I thought I knew the drill – research the topic thoroughly, but only use about five percent of that information. It was only when I came to read over the first couple of chapters that I realised this was the wrong approach. Those passages where I had glossed over the scientific details in favour of character and dialogue were much less satisfying to read than the ones where I had allowed myself to go into technical detail.

I had been regarding all novels as equal, when they quite clearly are not. There is a certain kind of procedural novel that demands much more granular detail than other thrillers. We are used to the word ‘procedural’ being used to describe crime novels that follow the police or private detectives in their step-by-step investigations of a crime. The tension in these stories derives from the puzzle-solving process. Readers relish attention to detail and have a high tolerance for facts.

But it is not only crime novels that are procedural in nature. Certain medical thrillers depend on precise and detailed descriptions too, as do survival narratives. Whether it’s a post-apocalyptic scenario or an isolation situation, the reader wants to know exactly how the characters survive. It’s not enough to say “they found some food and ate it”. You need to describe a particular bush growing wild, give it a scientific name, explain how it survived the nuclear war, and describe its nutritional qualities.

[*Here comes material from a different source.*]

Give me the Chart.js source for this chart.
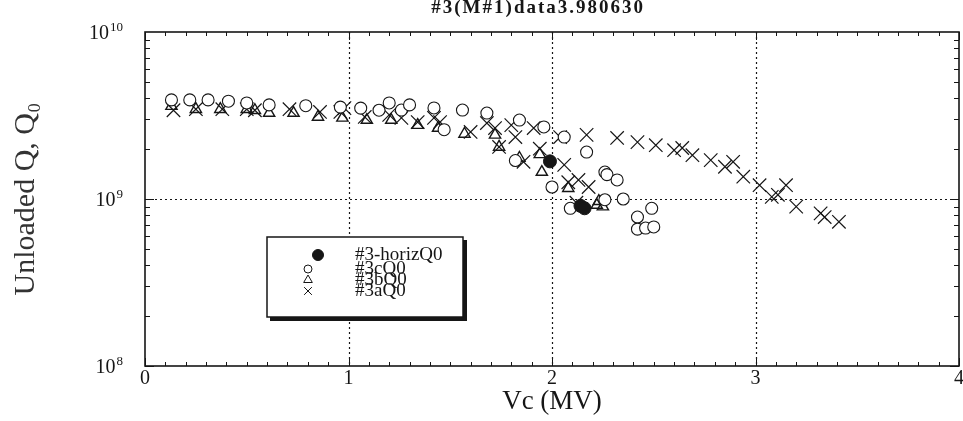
<!DOCTYPE html>
<html>
<head>
<meta charset="utf-8">
<script src="https://cdn.jsdelivr.net/npm/chart.js@4.4.1/dist/chart.umd.min.js"></script>
<style>
html, body { margin: 0; padding: 0; background: #fff; overflow: hidden; }
canvas { display: block; }
</style>
</head>
<body>
<canvas id="qChart" width="963" height="421"></canvas>
<script>
const chartTitle = '#3(M#1)data3.980630';
const xTicks = [0, 1, 2, 3, 4];
const xTickLabels = ['0', '1', '2', '3', '4'];
const yTicks = [1e8, 1e9, 1e10];
const yTickBase = '10';
const yTickExp = ['8', '9', '10'];

// #3-horizQ0
const horizV = [1.99, 2.14, 2.16];
const horizQ = [1.68e9, 0.91e9, 0.88e9];

// #3cQ0
const cV = [0.13, 0.22, 0.31, 0.41, 0.50, 0.61, 0.79, 0.96, 1.06, 1.15,
            1.20, 1.26, 1.30, 1.42, 1.47, 1.56, 1.68, 1.82, 1.84, 1.96,
            2.00, 2.06, 2.09, 2.17, 2.26, 2.27, 2.32, 2.26, 2.35, 2.42,
            2.42, 2.46, 2.49, 2.50];
const cQ = [3.92e9, 3.92e9, 3.92e9, 3.85e9, 3.76e9, 3.66e9, 3.62e9, 3.55e9, 3.5e9, 3.4e9,
            3.76e9, 3.41e9, 3.66e9, 3.51e9, 2.6e9, 3.41e9, 3.27e9, 1.7e9, 2.97e9, 2.70e9,
            1.18e9, 2.35e9, 0.88e9, 1.91e9, 1.45e9, 1.40e9, 1.30e9, 0.99e9, 1.0e9, 0.78e9,
            0.66e9, 0.67e9, 0.88e9, 0.68e9];

// #3bQ0
const bV = [0.13, 0.25, 0.37, 0.50, 0.54, 0.61, 0.73, 0.85, 0.97, 1.09,
            1.21, 1.34, 1.44, 1.57, 1.72, 1.74, 1.84, 1.94, 1.95, 2.08,
            2.22, 2.23, 2.25];
const bQ = [3.6e9, 3.45e9, 3.45e9, 3.45e9, 3.4e9, 3.27e9, 3.27e9, 3.10e9, 3.06e9, 2.97e9,
            2.97e9, 2.77e9, 2.66e9, 2.45e9, 2.42e9, 2.05e9, 1.76e9, 1.85e9, 1.45e9, 1.16e9,
            0.92e9, 0.97e9, 0.90e9];

// #3aQ0
const aV = [0.14, 0.25, 0.38, 0.50, 0.54, 0.71, 0.86, 0.96, 0.98, 1.08,
            1.20, 1.26, 1.34, 1.42, 1.45, 1.60, 1.68, 1.72, 1.74, 1.80,
            1.82, 1.86, 1.91, 1.94, 2.04, 2.06, 2.08, 2.12, 2.13, 2.17,
            2.18, 2.32, 2.42, 2.51, 2.60, 2.64, 2.69, 2.78, 2.85, 2.89,
            2.94, 3.02, 3.08, 3.11, 3.15, 3.20, 3.32, 3.34, 3.41];
const aQ = [3.4e9, 3.45e9, 3.45e9, 3.45e9, 3.4e9, 3.45e9, 3.32e9, 3.32e9, 3.5e9, 3.1e9,
            3.19e9, 3.06e9, 2.89e9, 3.06e9, 2.89e9, 2.52e9, 2.85e9, 2.66e9, 2.05e9, 2.77e9,
            2.35e9, 1.67e9, 2.66e9, 2.0e9, 2.35e9, 1.60e9, 1.26e9, 0.95e9, 1.30e9, 2.42e9,
            1.18e9, 2.32e9, 2.19e9, 2.10e9, 1.96e9, 2.02e9, 1.83e9, 1.71e9, 1.56e9, 1.67e9,
            1.36e9, 1.21e9, 1.03e9, 1.06e9, 1.21e9, 0.90e9, 0.82e9, 0.78e9, 0.73e9];

const serif = '"Liberation Serif", "Times New Roman", serif';
const ink = '#161616';

const pts = (xs, ys) => xs.map((v, i) => ({ x: v, y: ys[i] }));

// dotted grid, inward ticks, frame, title and tick labels
const frame = {
    id: 'frame',
    beforeDatasetsDraw(chart) {
        const { ctx, chartArea: a, scales: { x, y } } = chart;
        ctx.save();
        ctx.strokeStyle = ink;
        ctx.lineWidth = 1.2;
        ctx.setLineDash([2, 3]);
        ctx.beginPath();
        xTicks.slice(1, -1).forEach(v => {
            const px = Math.round(x.getPixelForValue(v)) + 0.5;
            ctx.moveTo(px, a.top); ctx.lineTo(px, a.bottom);
        });
        yTicks.slice(1, -1).forEach(v => {
            const py = Math.round(y.getPixelForValue(v)) + 0.5;
            ctx.moveTo(a.left, py); ctx.lineTo(a.right, py);
        });
        ctx.stroke();
        ctx.setLineDash([]);

        ctx.lineWidth = 1;
        ctx.beginPath();
        for (let i = 0; i <= 40; i++) {
            const px = Math.round(x.getPixelForValue(i / 10)) + 0.5;
            const len = i % 10 === 0 ? 8 : 4;
            ctx.moveTo(px, a.bottom); ctx.lineTo(px, a.bottom - len);
            ctx.moveTo(px, a.top); ctx.lineTo(px, a.top + len);
        }
        yTicks.slice(0, -1).forEach(d => {
            for (let m = 1; m <= 9; m++) {
                const py = Math.round(y.getPixelForValue(m * d)) + 0.5;
                const len = m === 1 ? 9 : 5;
                ctx.moveTo(a.left, py); ctx.lineTo(a.left + len, py);
                ctx.moveTo(a.right, py); ctx.lineTo(a.right - len, py);
            }
        });
        ctx.stroke();

        ctx.lineWidth = 1.6;
        ctx.strokeRect(a.left, a.top, a.width, a.height);

        ctx.fillStyle = ink;
        ctx.textBaseline = 'alphabetic';
        ctx.font = 'bold 19px ' + serif;
        ctx.textAlign = 'center';
        ctx.letterSpacing = '2px';
        ctx.fillText(chartTitle, a.left + a.width * 0.483, 13);
        ctx.letterSpacing = '0px';

        // x labels
        ctx.font = '20px ' + serif;
        ctx.textBaseline = 'top';
        xTicks.forEach((v, i) => {
            ctx.fillText(xTickLabels[i], x.getPixelForValue(v), a.bottom + 3);
        });

        // y labels: 10 with raised exponent
        ctx.textBaseline = 'alphabetic';
        const right = a.left - 22;
        yTicks.forEach((v, i) => {
            const py = y.getPixelForValue(v);
            ctx.font = '13px ' + serif;
            ctx.textAlign = 'right';
            const ew = ctx.measureText(yTickExp[i]).width;
            ctx.fillText(yTickExp[i], right, py - 1);
            ctx.font = '20px ' + serif;
            ctx.fillText(yTickBase, right - ew - 1, py + 7);
        });
        ctx.restore();
    }
};

// boxed legend with a drop shadow, inside the plot
const boxLegend = {
    id: 'boxLegend',
    afterDatasetsDraw(chart) {
        const { ctx, chartArea: a } = chart;
        const bx = a.left + 122, by = a.top + 205, bw = 196, bh = 80;
        ctx.save();
        ctx.fillStyle = '#fff';
        ctx.fillRect(bx, by, bw, bh);
        ctx.fillStyle = ink;
        ctx.fillRect(bx + 3, by + bh, bw + 1, 4);
        ctx.fillRect(bx + bw, by + 3, 4, bh + 1);
        ctx.strokeStyle = ink;
        ctx.lineWidth = 1.5;
        ctx.strokeRect(bx, by, bw, bh);

        const rows = [18, 32, 43, 54];
        const markX = [51, 41, 41, 41];
        const legendRadius = [5.5, 4, 5, 5.5];
        ctx.font = '19px ' + serif;
        ctx.textBaseline = 'middle';
        ctx.textAlign = 'left';
        chart.data.datasets.forEach((ds, i) => {
            ctx.fillStyle = ds.backgroundColor;
            ctx.strokeStyle = ds.borderColor;
            ctx.lineWidth = 1;
            Chart.helpers.drawPoint(ctx, {
                pointStyle: ds.pointStyle, radius: legendRadius[i], rotation: 0, borderWidth: 1
            }, bx + markX[i], by + rows[i]);
            ctx.fillStyle = ink;
            ctx.fillText(ds.label, bx + 88, by + rows[i]);
        });
        ctx.restore();
    }
};

const ctx = document.getElementById('qChart').getContext('2d');
new Chart(ctx, {
    type: 'scatter',
    data: {
        datasets: [{
            label: '#3-horizQ0',
            data: pts(horizV, horizQ),
            pointStyle: 'circle',
            pointRadius: 6.5,
            backgroundColor: ink,
            borderColor: ink,
            borderWidth: 1
        }, {
            label: '#3cQ0',
            data: pts(cV, cQ),
            pointStyle: 'circle',
            pointRadius: 6,
            backgroundColor: '#ffffff',
            borderColor: ink,
            borderWidth: 1.1
        }, {
            label: '#3bQ0',
            data: pts(bV, bQ),
            pointStyle: 'triangle',
            pointRadius: 6.5,
            backgroundColor: 'rgba(255,255,255,0)',
            borderColor: ink,
            borderWidth: 1.4
        }, {
            label: '#3aQ0',
            data: pts(aV, aQ),
            pointStyle: 'crossRot',
            pointRadius: 9.5,
            backgroundColor: ink,
            borderColor: ink,
            borderWidth: 1.2
        }]
    },
    options: {
        responsive: false,
        animation: false,
        devicePixelRatio: 1,
        layout: { autoPadding: false, padding: { left: 0, right: 4, top: 32, bottom: 0 } },
        plugins: {
            legend: { display: false },
            tooltip: { enabled: false },
            title: { display: false }
        },
        scales: {
            x: {
                type: 'linear',
                min: 0,
                max: 4,
                grid: { display: false, drawTicks: false },
                border: { display: false },
                ticks: { display: false, stepSize: 1 },
                title: {
                    display: true,
                    text: 'Vc (MV)',
                    color: ink,
                    font: { family: serif, size: 27 },
                    padding: { top: 3, bottom: 3 }
                },
                afterFit(s) {
                    s.height = 55;
                    s.paddingLeft = 0;
                    s.paddingRight = 0;
                }
            },
            y: {
                type: 'logarithmic',
                min: 1e8,
                max: 1e10,
                grid: { display: false, drawTicks: false },
                border: { display: false },
                afterBuildTicks(s) {
                    s.ticks = yTicks.map(v => ({ value: v, major: true }));
                },
                ticks: { display: false },
                title: {
                    display: true,
                    text: 'Unloaded Q, Q₀',
                    color: '#333',
                    font: { family: serif, size: 30 },
                    padding: { top: 8, bottom: 0 }
                },
                afterFit(s) {
                    s.width = 145;
                    s.paddingTop = 0;
                    s.paddingBottom = 0;
                }
            }
        }
    },
    plugins: [frame, boxLegend]
});
</script>
</body>
</html>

Robinson Crusoe is a satisfying read precisely because of the detailed descriptions of how Crusoe survived the shipwreck and kept himself alive on the island. His early failures and tiny successes make the book what it is. Long descriptions of his emotions and state of mind would not have been nearly as effective.

Similarly, when I describe my main character treating a patient who has stopped breathing, it isn’t enough to say, “She performed a tracheotomy and the patient lived.” The reader wants to know where you make the incision – how deep and how wide – and exactly what happens next. This kind of detail doesn’t read as an information dump, but as the granular particulars that add texture and authenticity to a story.

It is important to remember that not all novels are created equal. While they all deserve thorough research on the part of the writer, that research can usually be conveyed with the lightest of touches. But in the case of certain procedural novels, it needs to be layered on with a palette knife to create a thick and textural impasto.